M. TREMBLAY (Chicoutimi): M. le Président, les raisons me semblent impératives: c'est le congé pascal, nous avons des devoirs à accomplir dans nos circonscriptions, nous avons droit à une période de repos, parce qu'à la reprise des travaux, il y a du pain sur la planche. Je maintiens, pour ma part, comme représentant de mon parti, que nous devrions siéger le 29.

M. LAURIN: M. le Président, deux semaines de congé pascal me semblent bien suffisantes, surtout quand on tient compte du retard de nos travaux sur notre horaire et de l'impatience de la population en ce qui concerne ce sujet. Je m'en tiens donc au 22 pour notre part.

M. AUDET: Nous aussi de notre côté, nous soutenons que le 22 devrait être choisi.

M. HARDY: M. le Président, nous allons simplifier la chose. Nous allons prendre le vote.

M. TREMBLAY (Chicoutimi): On va mettre la question aux voix.

M. HARDY: Je propose le 29 avril comme date d'ajournement.

M. LE PRESIDENT: Quels sont les députés qui sont en faveur?
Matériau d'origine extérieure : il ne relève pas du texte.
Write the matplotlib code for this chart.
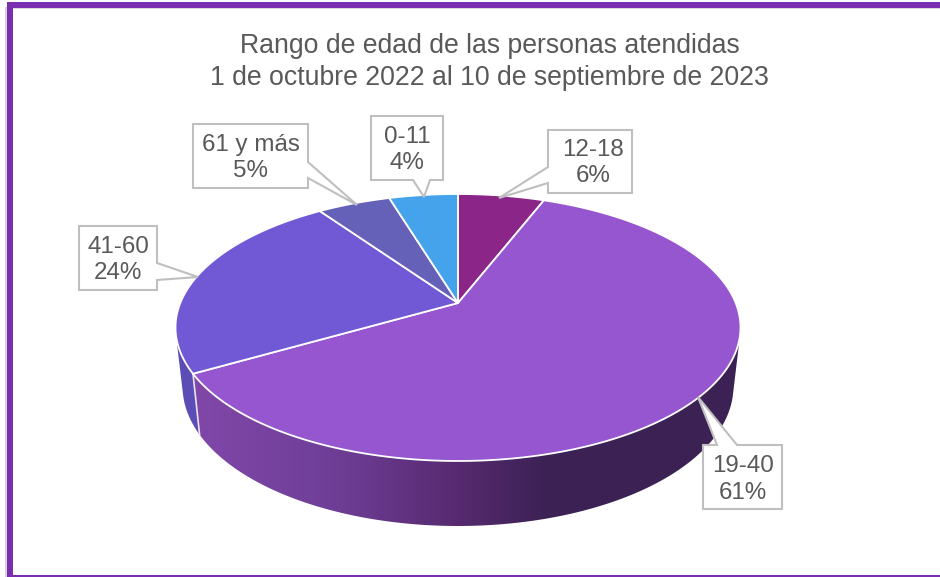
import numpy as np
import matplotlib
matplotlib.use("Agg")
import matplotlib.pyplot as plt
from matplotlib.colors import to_rgb
from matplotlib.patches import Polygon, Rectangle

plt.rcParams['font.family'] = ['Liberation Sans', 'DejaVu Sans']

# slices clockwise from 12 o'clock
groups = ["12-18", "19-40", "41-60", "61 y más", "0-11"]
shares = [5.9, 60.8, 23.6, 5.0, 4.7]
share_labels = ["6%", "61%", "24%", "5%", "4%"]
slice_colors = ["#8B2588", "#9656CF", "#7159D5", "#6560B8", "#44A3EB"]
title_lines = ["Rango de edad de las personas atendidas",
               "1 de octubre 2022 al 10 de septiembre de 2023"]

TEXT = "#595959"
BOX = "#BFBFBF"

# perspective of the pie disc, in pixels
CX, CY = 458, 303
Q, P, C = 277.7, -73.4, 0.1835


def top_ring(t):
    x, y = np.sin(t), np.cos(t)
    w = 1 + C * y
    return CX + Q * x / w, (CY + P * y) / w


def bottom_ring(t):
    x, y = top_ring(t)
    return CX + (x - CX) * 0.975, 526 + (y - 461) * 1.046


def hull(points):
    # monotone chain, the wall of a slice is convex
    pts = sorted(set(map(tuple, points)))

    def half(seq):
        out = []
        for p in seq:
            while len(out) > 1 and ((out[-1][0] - out[-2][0]) * (p[1] - out[-2][1])
                                    - (out[-1][1] - out[-2][1]) * (p[0] - out[-2][0])) <= 0:
                out.pop()
            out.append(p)
        return out[:-1]

    return half(pts) + half(pts[::-1])


def wall_outline(t1, t2):
    ts = np.linspace(t1, t2, 300)
    return hull(np.vstack([np.column_stack(top_ring(ts)), np.column_stack(bottom_ring(ts))]))


fig = plt.figure(figsize=(9.4, 5.77), dpi=100)
ax = fig.add_axes([0, 0, 1, 1])

# frame
ax.add_patch(Rectangle((5, 7), 2, 570, color="#D4D4D4", lw=0))
ax.add_patch(Rectangle((12.5, 8), 928, 1, color="#D9D9D9", lw=0))
ax.add_patch(Rectangle((7, 2), 933, 6, color="#7A2FB0", lw=0))
ax.add_patch(Rectangle((7, 2), 5.5, 575, color="#7A2FB0", lw=0))
ax.add_patch(Rectangle((7, 575.2), 933, 1.5, color="#7A2FB0", lw=0))

edges = np.radians(np.cumsum([0] + shares) * 3.6)

# side wall, only the part that can be seen
ax.add_patch(Polygon(wall_outline(edges[2], edges[3]), closed=True, facecolor="#5B4DB5", lw=0, zorder=1))

stops = [198, 330, 460, 545]
stop_cols = np.array([to_rgb(c) for c in ["#8047A8", "#6F3F98", "#56296F", "#3C2254"]])
grad_x = np.arange(170, 746)
grad = np.stack([np.interp(grad_x, stops, stop_cols[:, i]) for i in range(3)], axis=-1)[None, :, :]
front = Polygon(wall_outline(edges[1], edges[2]), closed=True, facecolor="none", lw=0)
ax.add_patch(front)
im = ax.imshow(grad, extent=(170, 746, 530, 190), aspect="auto", interpolation="bilinear", zorder=1.5)
im.set_clip_path(front)

# line between the two wall colours
xa, ya = top_ring(edges[2])
xb, yb = bottom_ring(edges[2])
ax.plot([xa, xb], [ya, yb], color="#E8E4F0", lw=1.2, zorder=2)

# top of the pie
for i, col in enumerate(slice_colors):
    ts = np.linspace(edges[i], edges[i + 1], 200)
    xs, ys = top_ring(ts)
    pts = np.column_stack([np.r_[CX, xs], np.r_[CY, ys]])
    ax.add_patch(Polygon(pts, closed=True, facecolor=col, edgecolor="white", lw=1.3,
                         joinstyle="round", zorder=3))

# callouts: box corners then the pointer, in pixels
callouts = {
    "12-18": ([(548, 130), (632, 130), (632, 193), (548, 193), (548, 183), (499, 198), (548, 167)], (593, 163)),
    "19-40": ([(703, 445), (717, 445), (698, 397), (737, 445), (782, 445), (782, 509), (703, 509)], (743, 479.5)),
    "41-60": ([(79, 226), (157, 226), (157, 263), (198, 277), (157, 280), (157, 290), (79, 290)], (118, 260)),
    "61 y más": ([(193, 124), (308, 124), (308, 162), (357, 205), (308, 178), (308, 188), (193, 188)], (251, 158)),
    "0-11": ([(371, 116), (443, 116), (443, 180), (430, 180), (424, 197), (413, 180), (371, 180)], (407, 150)),
}
for name, pct in zip(groups, share_labels):
    outline, pos = callouts[name]
    ax.add_patch(Polygon(outline, closed=True, facecolor="white", edgecolor=BOX, lw=1.5, zorder=5))
    ax.text(pos[0], pos[1], name + "\n" + pct, ha="center", va="center", color=TEXT,
            fontsize=17.4, linespacing=1.28, zorder=6)

ax.text(489.5, 62, "\n".join(title_lines), ha="center", va="center", color=TEXT,
        fontsize=19.2, linespacing=1.34)

ax.set_xlim(0, 940)
ax.set_ylim(577, 0)
ax.axis("off")

fig.savefig("out.png", dpi=100)
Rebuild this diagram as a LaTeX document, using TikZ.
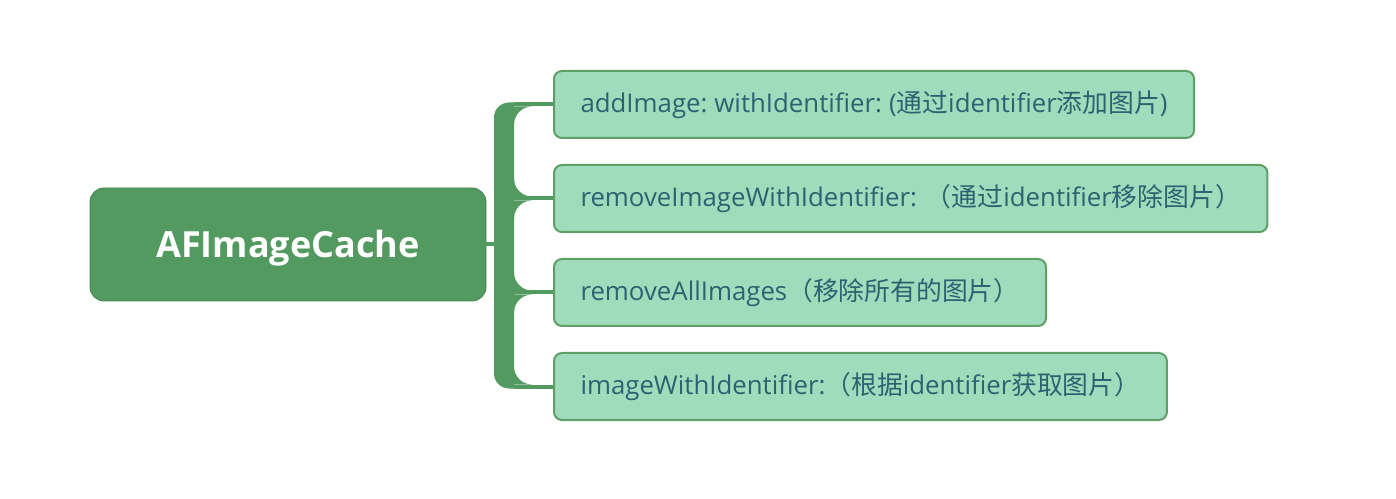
\documentclass[tikz,border=0pt]{standalone}
\usepackage{fontspec}
\setmainfont{Open Sans}
\newfontfamily\cjk{Noto Sans CJK SC}
\usetikzlibrary{calc}
\definecolor{rootgreen}{HTML}{529A5F}
\definecolor{leafgreen}{HTML}{A0DCBB}
\definecolor{leafline}{HTML}{5E9F68}
\definecolor{leaftext}{HTML}{2E6172}
\tikzset{
  rootbox/.style={fill=rootgreen, draw=rootgreen!85!black, line width=0.8pt,
    rounded corners=14pt, minimum width=396pt, minimum height=113pt,
    text height=26pt, text depth=0pt,
    text=white, font=\fontsize{36}{40}\selectfont\bfseries},
  leafbox/.style={fill=leafgreen, draw=leafline, line width=2pt,
    rounded corners=8pt, minimum height=67pt, inner xsep=26.5pt,
    anchor=west, text=leaftext, font=\fontsize{25.8}{28}\selectfont},
  branch/.style={draw=rootgreen, line width=4pt},
  trunk/.style={fill=rootgreen}
}
\begin{document}
\begin{tikzpicture}[x=1pt,y=1pt]
      \useasboundingbox (0,0) rectangle (1396,498);
      % Root
      \node[rootbox] (root) at (288,253.5) {AFImageCache};
      % Methods
      \node[leafbox] (c1) at (553,393.5) {addImage:\hspace{-2pt} withIdentifier:\hspace{-2pt} ({\cjk 通过}identifier{\cjk 添加图片})};
      \node[leafbox] (c2) at (553,299.5) {removeImageWithIdentifier: {\cjk （通过}identifier{\cjk 移除图片）}};
      \node[leafbox] (c3) at (553,205.5) {removeAllImages{\cjk （移除所有的图片）}};
      \node[leafbox] (c4) at (553,111.5) {imageWithIdentifier:{\cjk （根据}identifier{\cjk 获取图片）}};
      % Trunk
      \coordinate (barL) at (494,0);
      \coordinate (barR) at (514,0);
      \fill[trunk] ($(c1.west -| barR)+(0,2)$) [rounded corners=15pt]
        -- ($(c1.west -| barL)+(0,2)$) -- ($(c4.west -| barL)+(0,-2)$)
        [sharp corners] -- ($(c4.west -| barR)+(0,-2)$) -- cycle;
      \draw[branch] (root.east) -- (root.east -| barL);
      % Branches with fillets
      \def\r{18}
      \foreach \i in {1,2,3,4} {
        \draw[branch] (c\i.west -| barR) -- (c\i.west);
      }
      \foreach \i in {1,2,3} {
        \fill[trunk] ($(c\i.west -| barR)+(0,-2)$) -- ++(\r,0)
          arc[start angle=90, end angle=180, radius=\r] -- cycle;
      }
      \foreach \i in {2,3,4} {
        \fill[trunk] ($(c\i.west -| barR)+(0,2)$) -- ++(\r,0)
          arc[start angle=270, end angle=180, radius=\r] -- cycle;
      }
    \end{tikzpicture}
\end{document}
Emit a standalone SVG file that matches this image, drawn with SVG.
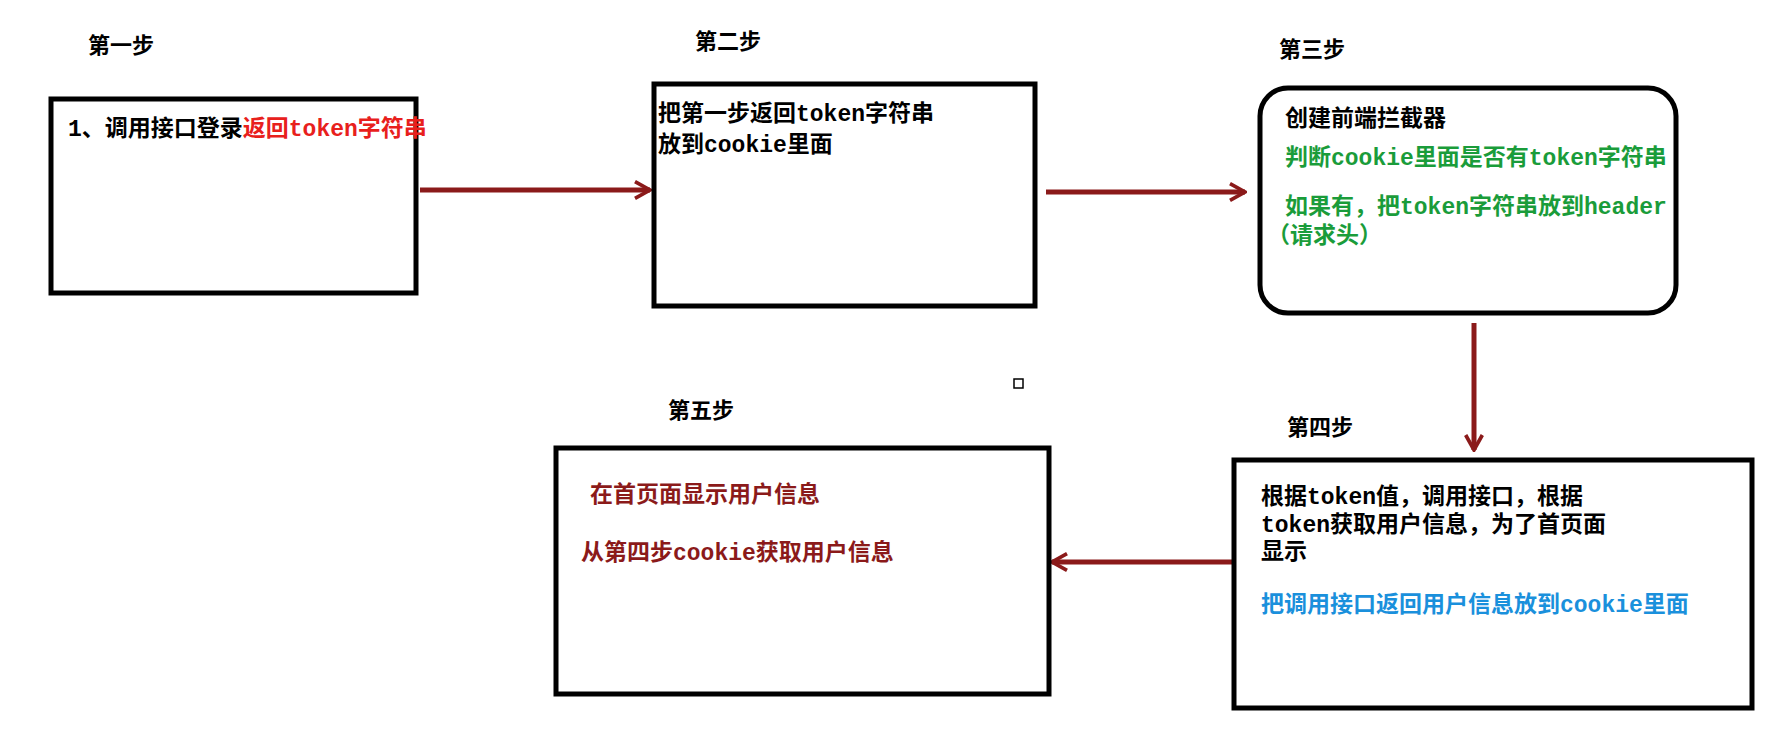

M. Vincent, vous avez remplacé M. Bertrand. Quelle date?

M. VINCENT: Le 29 avril.

M. LE PRESIDENT: M. Blank.

M. BLANK: En faveur.

M. LE PRESIDENT: M. Bourassa n'est pas là. M. Garneau.

M. GARNEAU: Oui.

M. LE PRESIDENT: M. Hardy.

M. HARDY: J'ai proposé.

M. LE PRESIDENT: M. Lacroix.

M. LACROIX: Oui.

M. LE PRESIDENT: M. Laurin.

M. LAURIN: Contre. Je suis habitué.

M. LE PRESIDENT: M. Gérard-D. Levesque n'y est pas. M. Paul.

M. PAUL: Pour.

M. LE PRESIDENT: M. Pinard n'est pas là, M. Samson non plus. M. Tremblay (Chicoutimi).

M. TREMBLAY (Chicoutimi): "En faveur pour! " '

M. LE PRESIDENT: C'est 7 à 1. La commission ajourne ses travaux au 29 avril.